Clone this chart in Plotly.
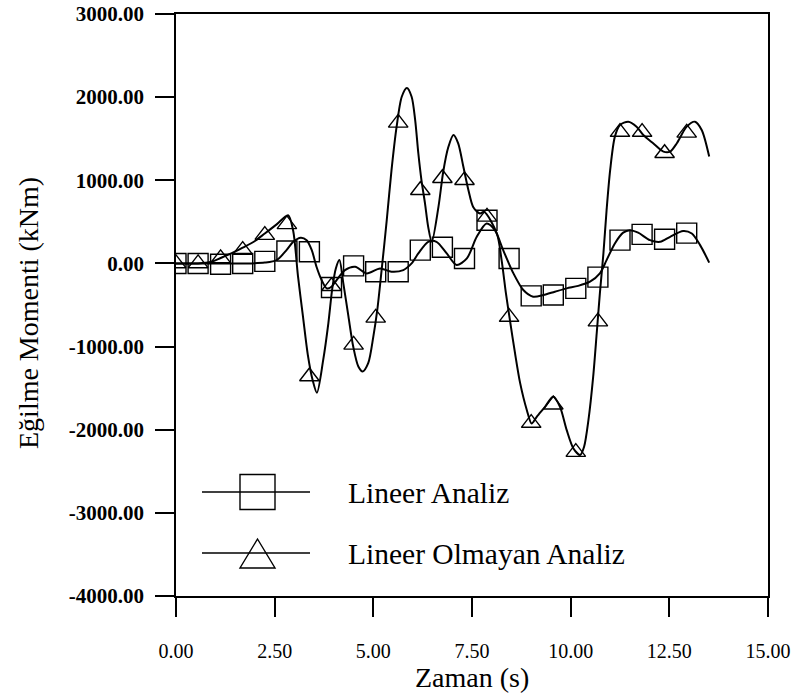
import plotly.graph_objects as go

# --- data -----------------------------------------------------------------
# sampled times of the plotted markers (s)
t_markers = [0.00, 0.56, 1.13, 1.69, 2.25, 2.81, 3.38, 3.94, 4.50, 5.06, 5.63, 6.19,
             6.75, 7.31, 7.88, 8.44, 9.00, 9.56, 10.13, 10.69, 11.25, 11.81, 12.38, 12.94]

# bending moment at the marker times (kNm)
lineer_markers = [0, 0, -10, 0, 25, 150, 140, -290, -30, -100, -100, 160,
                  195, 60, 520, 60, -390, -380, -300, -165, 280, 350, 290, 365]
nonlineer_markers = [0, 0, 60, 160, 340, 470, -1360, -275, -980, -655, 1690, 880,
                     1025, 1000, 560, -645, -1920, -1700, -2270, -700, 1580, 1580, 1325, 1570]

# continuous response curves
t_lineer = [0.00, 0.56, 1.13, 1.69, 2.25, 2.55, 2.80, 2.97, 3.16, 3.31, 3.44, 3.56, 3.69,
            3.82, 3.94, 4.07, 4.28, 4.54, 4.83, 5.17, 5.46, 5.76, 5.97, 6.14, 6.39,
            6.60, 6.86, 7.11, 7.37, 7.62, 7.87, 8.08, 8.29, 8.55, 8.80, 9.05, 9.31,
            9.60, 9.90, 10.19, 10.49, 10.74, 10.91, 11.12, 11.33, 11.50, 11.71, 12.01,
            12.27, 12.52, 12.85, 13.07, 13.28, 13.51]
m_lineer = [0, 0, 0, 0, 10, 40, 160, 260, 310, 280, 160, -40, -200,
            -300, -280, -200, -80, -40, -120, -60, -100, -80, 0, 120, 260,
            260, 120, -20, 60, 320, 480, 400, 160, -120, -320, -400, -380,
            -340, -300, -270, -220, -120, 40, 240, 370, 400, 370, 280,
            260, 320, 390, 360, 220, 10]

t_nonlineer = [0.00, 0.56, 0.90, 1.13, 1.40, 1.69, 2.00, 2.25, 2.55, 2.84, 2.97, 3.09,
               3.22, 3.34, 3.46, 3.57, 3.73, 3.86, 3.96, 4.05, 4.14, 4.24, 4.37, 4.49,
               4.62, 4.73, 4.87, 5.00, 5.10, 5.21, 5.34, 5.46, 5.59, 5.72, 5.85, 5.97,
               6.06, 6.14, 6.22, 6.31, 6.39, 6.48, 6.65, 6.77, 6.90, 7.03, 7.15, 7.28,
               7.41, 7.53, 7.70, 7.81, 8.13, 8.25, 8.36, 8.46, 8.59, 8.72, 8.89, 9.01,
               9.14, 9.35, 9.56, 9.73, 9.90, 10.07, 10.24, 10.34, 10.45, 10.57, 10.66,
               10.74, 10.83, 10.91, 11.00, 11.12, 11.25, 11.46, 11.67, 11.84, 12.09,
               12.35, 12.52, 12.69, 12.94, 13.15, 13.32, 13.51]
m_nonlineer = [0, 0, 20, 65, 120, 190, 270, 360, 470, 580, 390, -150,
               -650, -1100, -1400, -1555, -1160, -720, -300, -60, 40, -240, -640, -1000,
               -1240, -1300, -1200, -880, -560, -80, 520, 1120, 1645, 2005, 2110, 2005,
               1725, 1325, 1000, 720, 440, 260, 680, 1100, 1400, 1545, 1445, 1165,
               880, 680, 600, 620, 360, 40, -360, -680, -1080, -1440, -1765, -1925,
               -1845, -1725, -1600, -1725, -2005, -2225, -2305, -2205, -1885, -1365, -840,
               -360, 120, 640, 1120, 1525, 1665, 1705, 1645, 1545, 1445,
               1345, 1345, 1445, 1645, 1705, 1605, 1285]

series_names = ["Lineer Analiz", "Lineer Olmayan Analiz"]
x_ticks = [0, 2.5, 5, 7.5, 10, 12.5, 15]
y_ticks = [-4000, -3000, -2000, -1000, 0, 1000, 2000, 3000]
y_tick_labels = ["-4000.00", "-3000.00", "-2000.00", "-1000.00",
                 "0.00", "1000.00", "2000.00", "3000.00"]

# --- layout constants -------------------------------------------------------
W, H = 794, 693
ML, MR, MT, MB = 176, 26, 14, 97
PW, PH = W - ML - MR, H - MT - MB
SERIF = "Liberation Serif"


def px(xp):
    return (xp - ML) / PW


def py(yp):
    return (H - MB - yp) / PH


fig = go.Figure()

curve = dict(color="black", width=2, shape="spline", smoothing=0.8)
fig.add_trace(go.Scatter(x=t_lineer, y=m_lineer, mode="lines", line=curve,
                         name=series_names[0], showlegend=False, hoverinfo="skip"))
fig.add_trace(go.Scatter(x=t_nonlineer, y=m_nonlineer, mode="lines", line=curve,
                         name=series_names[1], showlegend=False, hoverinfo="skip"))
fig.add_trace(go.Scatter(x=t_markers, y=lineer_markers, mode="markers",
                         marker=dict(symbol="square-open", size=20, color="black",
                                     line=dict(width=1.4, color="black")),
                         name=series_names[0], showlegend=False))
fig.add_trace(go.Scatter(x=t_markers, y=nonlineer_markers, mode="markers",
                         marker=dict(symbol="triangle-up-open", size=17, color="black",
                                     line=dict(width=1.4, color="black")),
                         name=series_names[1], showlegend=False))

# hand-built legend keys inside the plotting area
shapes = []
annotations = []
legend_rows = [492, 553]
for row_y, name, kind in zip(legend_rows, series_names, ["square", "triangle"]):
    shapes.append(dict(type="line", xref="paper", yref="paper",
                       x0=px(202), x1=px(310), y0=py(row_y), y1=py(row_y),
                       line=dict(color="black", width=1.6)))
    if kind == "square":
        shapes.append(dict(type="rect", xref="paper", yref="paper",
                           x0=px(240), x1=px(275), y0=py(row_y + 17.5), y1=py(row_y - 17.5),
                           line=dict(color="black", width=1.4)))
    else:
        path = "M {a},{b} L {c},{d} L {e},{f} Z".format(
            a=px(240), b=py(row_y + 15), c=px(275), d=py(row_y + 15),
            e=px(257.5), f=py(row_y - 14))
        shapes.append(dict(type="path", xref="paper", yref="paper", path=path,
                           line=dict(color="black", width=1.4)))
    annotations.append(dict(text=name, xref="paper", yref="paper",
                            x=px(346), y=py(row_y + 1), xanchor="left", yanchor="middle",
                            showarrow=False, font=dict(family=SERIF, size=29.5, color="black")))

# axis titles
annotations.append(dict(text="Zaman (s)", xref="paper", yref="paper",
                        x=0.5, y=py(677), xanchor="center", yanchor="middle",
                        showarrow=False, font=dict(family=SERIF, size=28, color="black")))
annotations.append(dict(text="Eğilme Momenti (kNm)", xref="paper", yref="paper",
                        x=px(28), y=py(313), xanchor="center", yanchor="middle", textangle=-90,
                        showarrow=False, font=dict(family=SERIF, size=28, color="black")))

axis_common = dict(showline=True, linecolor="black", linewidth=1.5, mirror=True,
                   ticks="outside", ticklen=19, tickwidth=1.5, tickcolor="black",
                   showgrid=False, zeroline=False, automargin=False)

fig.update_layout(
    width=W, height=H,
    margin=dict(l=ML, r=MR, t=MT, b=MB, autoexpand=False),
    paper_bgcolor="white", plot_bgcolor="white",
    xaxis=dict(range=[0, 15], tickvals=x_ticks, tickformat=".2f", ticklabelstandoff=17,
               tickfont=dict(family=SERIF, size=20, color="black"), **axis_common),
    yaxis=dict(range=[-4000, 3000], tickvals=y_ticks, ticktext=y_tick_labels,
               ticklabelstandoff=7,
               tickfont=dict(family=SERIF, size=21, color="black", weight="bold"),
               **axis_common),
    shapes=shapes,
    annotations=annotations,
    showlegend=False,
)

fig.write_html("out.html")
________________________
Exercise
Without the images, write out each line of the data verbatim.

Answer for this exercise
Clone this chart in Plotly.
import plotly.graph_objects as go

# --- data -----------------------------------------------------------------
# sampled times of the plotted markers (s)
t_markers = [0.00, 0.56, 1.13, 1.69, 2.25, 2.81, 3.38, 3.94, 4.50, 5.06, 5.63, 6.19,
             6.75, 7.31, 7.88, 8.44, 9.00, 9.56, 10.13, 10.69, 11.25, 11.81, 12.38, 12.94]

# bending moment at the marker times (kNm)
lineer_markers = [0, 0, -10, 0, 25, 150, 140, -290, -30, -100, -100, 160,
                  195, 60, 520, 60, -390, -380, -300, -165, 280, 350, 290, 365]
nonlineer_markers = [0, 0, 60, 160, 340, 470, -1360, -275, -980, -655, 1690, 880,
                     1025, 1000, 560, -645, -1920, -1700, -2270, -700, 1580, 1580, 1325, 1570]

# continuous response curves
t_lineer = [0.00, 0.56, 1.13, 1.69, 2.25, 2.55, 2.80, 2.97, 3.16, 3.31, 3.44, 3.56, 3.69,
            3.82, 3.94, 4.07, 4.28, 4.54, 4.83, 5.17, 5.46, 5.76, 5.97, 6.14, 6.39,
            6.60, 6.86, 7.11, 7.37, 7.62, 7.87, 8.08, 8.29, 8.55, 8.80, 9.05, 9.31,
            9.60, 9.90, 10.19, 10.49, 10.74, 10.91, 11.12, 11.33, 11.50, 11.71, 12.01,
            12.27, 12.52, 12.85, 13.07, 13.28, 13.51]
m_lineer = [0, 0, 0, 0, 10, 40, 160, 260, 310, 280, 160, -40, -200,
            -300, -280, -200, -80, -40, -120, -60, -100, -80, 0, 120, 260,
            260, 120, -20, 60, 320, 480, 400, 160, -120, -320, -400, -380,
            -340, -300, -270, -220, -120, 40, 240, 370, 400, 370, 280,
            260, 320, 390, 360, 220, 10]

t_nonlineer = [0.00, 0.56, 0.90, 1.13, 1.40, 1.69, 2.00, 2.25, 2.55, 2.84, 2.97, 3.09,
               3.22, 3.34, 3.46, 3.57, 3.73, 3.86, 3.96, 4.05, 4.14, 4.24, 4.37, 4.49,
               4.62, 4.73, 4.87, 5.00, 5.10, 5.21, 5.34, 5.46, 5.59, 5.72, 5.85, 5.97,
               6.06, 6.14, 6.22, 6.31, 6.39, 6.48, 6.65, 6.77, 6.90, 7.03, 7.15, 7.28,
               7.41, 7.53, 7.70, 7.81, 8.13, 8.25, 8.36, 8.46, 8.59, 8.72, 8.89, 9.01,
               9.14, 9.35, 9.56, 9.73, 9.90, 10.07, 10.24, 10.34, 10.45, 10.57, 10.66,
               10.74, 10.83, 10.91, 11.00, 11.12, 11.25, 11.46, 11.67, 11.84, 12.09,
               12.35, 12.52, 12.69, 12.94, 13.15, 13.32, 13.51]
m_nonlineer = [0, 0, 20, 65, 120, 190, 270, 360, 470, 580, 390, -150,
               -650, -1100, -1400, -1555, -1160, -720, -300, -60, 40, -240, -640, -1000,
               -1240, -1300, -1200, -880, -560, -80, 520, 1120, 1645, 2005, 2110, 2005,
               1725, 1325, 1000, 720, 440, 260, 680, 1100, 1400, 1545, 1445, 1165,
               880, 680, 600, 620, 360, 40, -360, -680, -1080, -1440, -1765, -1925,
               -1845, -1725, -1600, -1725, -2005, -2225, -2305, -2205, -1885, -1365, -840,
               -360, 120, 640, 1120, 1525, 1665, 1705, 1645, 1545, 1445,
               1345, 1345, 1445, 1645, 1705, 1605, 1285]

series_names = ["Lineer Analiz", "Lineer Olmayan Analiz"]
x_ticks = [0, 2.5, 5, 7.5, 10, 12.5, 15]
y_ticks = [-4000, -3000, -2000, -1000, 0, 1000, 2000, 3000]
y_tick_labels = ["-4000.00", "-3000.00", "-2000.00", "-1000.00",
                 "0.00", "1000.00", "2000.00", "3000.00"]

# --- layout constants -------------------------------------------------------
W, H = 794, 693
ML, MR, MT, MB = 176, 26, 14, 97
PW, PH = W - ML - MR, H - MT - MB
SERIF = "Liberation Serif"


def px(xp):
    return (xp - ML) / PW


def py(yp):
    return (H - MB - yp) / PH


fig = go.Figure()

curve = dict(color="black", width=2, shape="spline", smoothing=0.8)
fig.add_trace(go.Scatter(x=t_lineer, y=m_lineer, mode="lines", line=curve,
                         name=series_names[0], showlegend=False, hoverinfo="skip"))
fig.add_trace(go.Scatter(x=t_nonlineer, y=m_nonlineer, mode="lines", line=curve,
                         name=series_names[1], showlegend=False, hoverinfo="skip"))
fig.add_trace(go.Scatter(x=t_markers, y=lineer_markers, mode="markers",
                         marker=dict(symbol="square-open", size=20, color="black",
                                     line=dict(width=1.4, color="black")),
                         name=series_names[0], showlegend=False))
fig.add_trace(go.Scatter(x=t_markers, y=nonlineer_markers, mode="markers",
                         marker=dict(symbol="triangle-up-open", size=17, color="black",
                                     line=dict(width=1.4, color="black")),
                         name=series_names[1], showlegend=False))

# hand-built legend keys inside the plotting area
shapes = []
annotations = []
legend_rows = [492, 553]
for row_y, name, kind in zip(legend_rows, series_names, ["square", "triangle"]):
    shapes.append(dict(type="line", xref="paper", yref="paper",
                       x0=px(202), x1=px(310), y0=py(row_y), y1=py(row_y),
                       line=dict(color="black", width=1.6)))
    if kind == "square":
        shapes.append(dict(type="rect", xref="paper", yref="paper",
                           x0=px(240), x1=px(275), y0=py(row_y + 17.5), y1=py(row_y - 17.5),
                           line=dict(color="black", width=1.4)))
    else:
        path = "M {a},{b} L {c},{d} L {e},{f} Z".format(
            a=px(240), b=py(row_y + 15), c=px(275), d=py(row_y + 15),
            e=px(257.5), f=py(row_y - 14))
        shapes.append(dict(type="path", xref="paper", yref="paper", path=path,
                           line=dict(color="black", width=1.4)))
    annotations.append(dict(text=name, xref="paper", yref="paper",
                            x=px(346), y=py(row_y + 1), xanchor="left", yanchor="middle",
                            showarrow=False, font=dict(family=SERIF, size=29.5, color="black")))

# axis titles
annotations.append(dict(text="Zaman (s)", xref="paper", yref="paper",
                        x=0.5, y=py(677), xanchor="center", yanchor="middle",
                        showarrow=False, font=dict(family=SERIF, size=28, color="black")))
annotations.append(dict(text="Eğilme Momenti (kNm)", xref="paper", yref="paper",
                        x=px(28), y=py(313), xanchor="center", yanchor="middle", textangle=-90,
                        showarrow=False, font=dict(family=SERIF, size=28, color="black")))

axis_common = dict(showline=True, linecolor="black", linewidth=1.5, mirror=True,
                   ticks="outside", ticklen=19, tickwidth=1.5, tickcolor="black",
                   showgrid=False, zeroline=False, automargin=False)

fig.update_layout(
    width=W, height=H,
    margin=dict(l=ML, r=MR, t=MT, b=MB, autoexpand=False),
    paper_bgcolor="white", plot_bgcolor="white",
    xaxis=dict(range=[0, 15], tickvals=x_ticks, tickformat=".2f", ticklabelstandoff=17,
               tickfont=dict(family=SERIF, size=20, color="black"), **axis_common),
    yaxis=dict(range=[-4000, 3000], tickvals=y_ticks, ticktext=y_tick_labels,
               ticklabelstandoff=7,
               tickfont=dict(family=SERIF, size=21, color="black", weight="bold"),
               **axis_common),
    shapes=shapes,
    annotations=annotations,
    showlegend=False,
)

fig.write_html("out.html")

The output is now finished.